Quando pontua-se a questão do amálgama das intervenções, torna-se
necessária uma reflexão acerca dos limites, das atividades de cada serviço,
para que o processo de integração não se desvie para a confusão e desresponsabilização. Até onde vai o papel do educador
social de rua e onde deve entrar a ação do conselheiro tutelar? Quem toma as
medidas de proteção e quem detecta a demanda? Quem procura o menino na rua? E,
quem continua o trabalho de acompanhamento do caso após os primeiros
encaminhamentos institucionais? Como se articulam as ações sem se sobreporem?
Após a
discussão de caso interinstitucional, os
participantes levam consigo elementos preciosos que poderão enriquecer a sua
intervenção em relação à família ou sujeito discutido. O educador social de
rua, em seu trabalho de abordagem, poderá encontrar novamente um indivíduo que
teve seu caso discutido coletivamente. A partir do momento que está apropriado
dos encaminhamentos propostos na discussão de caso interinstitucional,
poderá atuar de uma forma mais integrada com os demais serviços envolvidos no
acompanhamento, retomando as combinações com o sujeito encontrado.
Morin[1] , pensador
contemporâneo que tem se dedicado a refletir sobre a complexidade da nossa
sociedade, aponta para a necessidade de prestarmos mais atenção às relações,
ou, como fala o autor, interações, entre as partes que compõe o tecido social.

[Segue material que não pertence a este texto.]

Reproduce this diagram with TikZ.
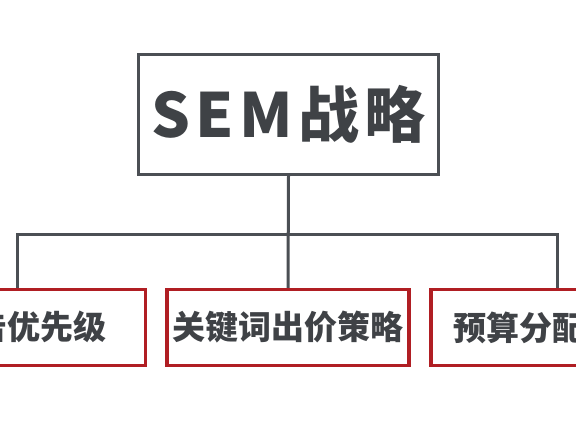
\documentclass[tikz,border=0pt]{standalone}
\usepackage{fontspec}
\newfontfamily\cjk{Noto Sans CJK SC}
\newfontfamily\cjkwide{Noto Sans CJK SC}[LetterSpace=9]
\definecolor{linegray}{HTML}{4B4F54}
\definecolor{boxred}{HTML}{B01E23}
\definecolor{textgray}{HTML}{3F4246}
\begin{document}
\begin{tikzpicture}[
    x=1pt, y=-1pt,
    topbox/.style={draw=linegray, line width=3pt, minimum width=300pt, minimum height=120pt, inner sep=0pt, text=textgray, font=\cjkwide\bfseries\fontsize{61}{63}\selectfont},
    subbox/.style={draw=boxred, line width=3.5pt, minimum width=242pt, minimum height=76pt, inner sep=0pt, text=textgray, font=\cjk\bfseries\fontsize{33}{35}\selectfont},
    link/.style={draw=linegray, line width=3pt},
]
\clip (0,0) rectangle (576,432);
\fill[white] (0,0) rectangle (576,432);

% === Top box ===
\node[topbox] (sem) at (288.5,114.5) {SEM战略};

% === Sub boxes ===
\node[subbox] (ad) at (24.5,327.5) {广告优先级};
\node[subbox] (kw) at (288,327.5) {关键词出价策略};
\node[subbox] (bud) at (552,327.5) {预算分配策略};

% Junction points on the bar
\coordinate (lj) at (17,234);
\coordinate (rj) at (557,234);

% Connectors
\draw[link] (sem.south) -- (kw.north);
\draw[link] (lj |- ad.north) -- (lj) -- (rj) -- (rj |- bud.north);

\end{tikzpicture}
\end{document}
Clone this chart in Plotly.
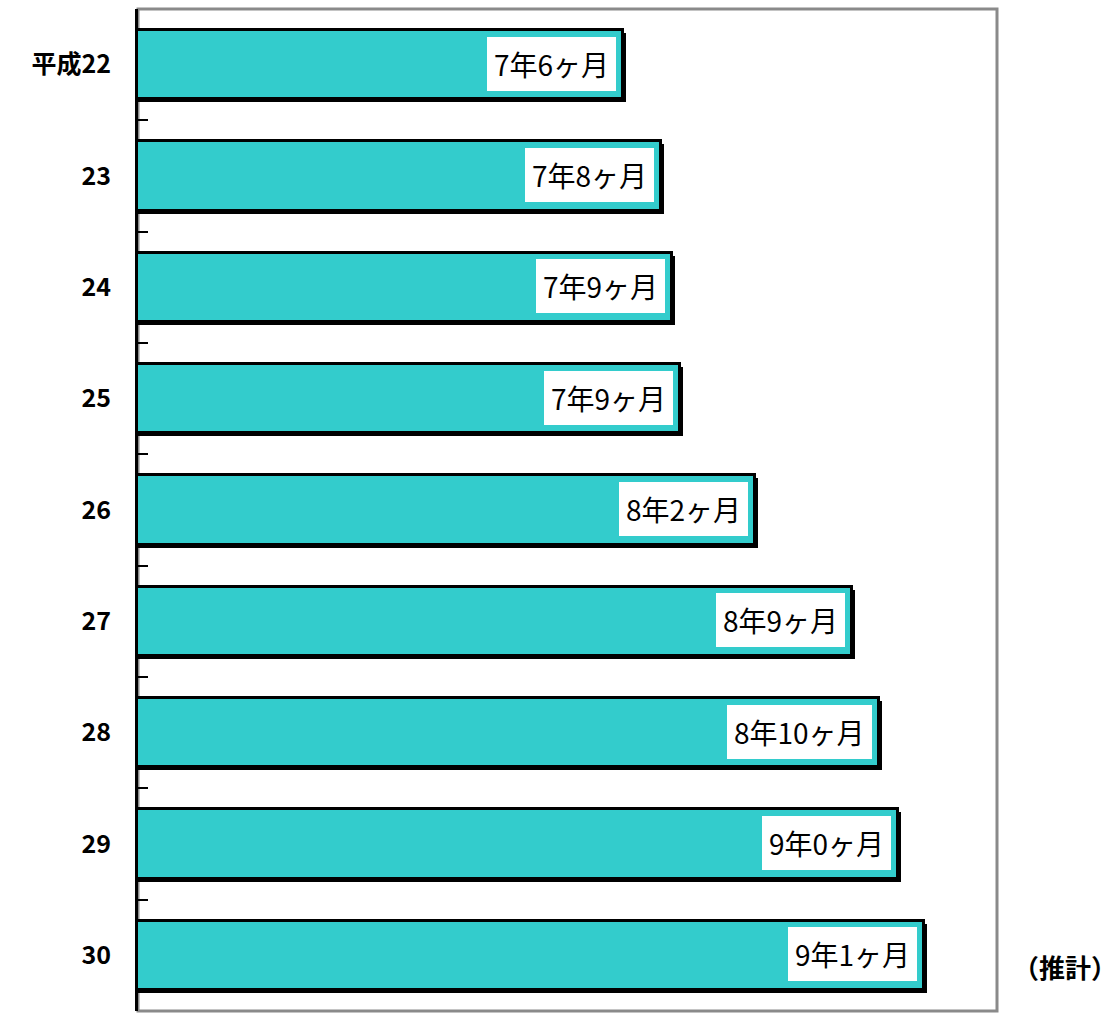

Segundo o autor, as interações permitiriam a organização do sistema. Essa
organização possibilitaria um funcionamento coerente, permeado por regras e
regulações, estruturando as relações.
Nesse
sentido, cabe lembrar que durante a discussão de caso interinstitucional,
ocorre a emergência de idéias que só é possível devido
ao relato das práticas individuais e que, ao final da discussão, não se reduz
apenas a soma das experiências, e sim, a uma ação constituída a partir da
interação dos serviços. Esta interação poderá ser sentida por quem está sendo
atendido ao perceber coerência e complementaridade nas ações propostas pois,
desta forma, não se perde de vista o todo, o sujeito integralmente atendido. A
iniciativa de realizar estudos dos casos em redes de serviços e programas que atuam
direta ou indiretamente com esta população parece ser o que mais se aproxima de
uma ação efetiva para cercear as carências de atendimento e resolver as
demandas.
Com a
ilustração desta prática não queremos colocar um entendimento
completo, fechado, a solução da situação, mas sim possibilitar novos
questionamentos, abrir novas fronteiras, descobrir novos caminhos, mesmo que
todos se pensem mapeados. Como nos diz Saramago[2],
sempre existem novas ilhas a serem descobertas, novas fronteiras a serem
conquistadas.
Verificamos,
nos últimos anos, um aumento substancial da pobreza e o surgimento de uma
categoria que nos deixa atônitos: aqueles situados abaixo da linha de pobreza -
os miseráveis. O crescimento quantitativo vem acompanhado de uma complexificação dos cenários de exclusão: problemas
financeiros somam-se à questão do uso de drogas, da disseminação do vírus HIV e
das dificuldades em relação à saúde mental. Essa transformação exige dos
serviços que se propõe a trabalhar com essa população uma reflexão sobre o seu
fazer e a busca de alternativas que dêem conta dessa problemática. Pensando
nessas questões, propomos, neste artigo, a reflexão de uma prática social que
passamos a utilizar recentemente no Serviço de Educação Social de Rua que é o estudo
de caso interinstitucional. Essa prática visa a participação dos profissionais envolvidos no
acompanhamento de determinadas situações abrindo maiores possibilidades de
apropriação do histórico individual, familiar e institucional da criança e/ou
adolescente.
NOTAS
[1] MORIN,
Edgar. Ciência com Consciência. Rio de Janeiro: Bertrand Brasil, 2000.
[2]
SARAMAGO, José. O conto da ilha desconhecida. São Paulo: Cia. das Letras, 1998.